Pour retrouver l’origine de la théorie de l’horreur du vide, il nous faut remonter, en même temps, jusqu’à l’origine de la science expérimentale ; l’une des expériences essentiellement invoquées par cette théorie est extrêmement ancienne, puisqu’un des Problèmes attribués à Aristote[1] la donne comme étant d’Anaxogore ; mais Anaxagore, si nous en croyons ce même problème ne se proposait nullement de montrer que la nature ne souffre aucun espace vide ; il voulait seulement prouver que l’air est un corps.

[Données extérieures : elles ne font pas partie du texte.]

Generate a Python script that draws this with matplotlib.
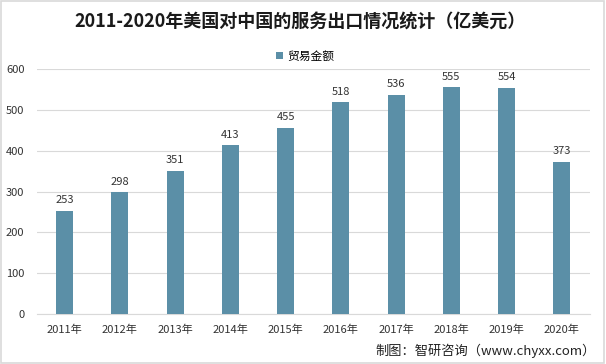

À cet effet, il prenait une clepsydre. Ce que les Problèmes d’Aristote disent de ce vase suppose qu’il était de forme allongée ; qu’à sa partie supérieure, il portait un orifice susceptible d’être bouché, sans doute avec le doigt ; qu’à sa partie inférieure, il était percé de plusieurs petits trous. Si, après avoir bouché l’orifice supérieur, on plonge dans l’eau la partie inférieure du vase, l’eau n’entre pas dans ce vase ; elle n’y peut pénétrer par les petits trous qu’autant que l’orifice supérieur est ouvert. Telle est, d’après les Problèmes, l’expérience qu’Anaxagore expliquait justement par la présence de l’air dans la clepsydre ; tant que l’air ne peut s’échapper par l’orifice supérieur, il empêche l’eau d’entrer ; Anaxagore en concluait que l’air est un corps..

Les Problèmes indiquent diverses expériences qui se peuvent joindre à celle d’Anaxagore. Tout en maintenant l’orifice supé-

  1. Aristote, Problèmes, XVI, 8 (Aristotelis Opera, éd. Didot).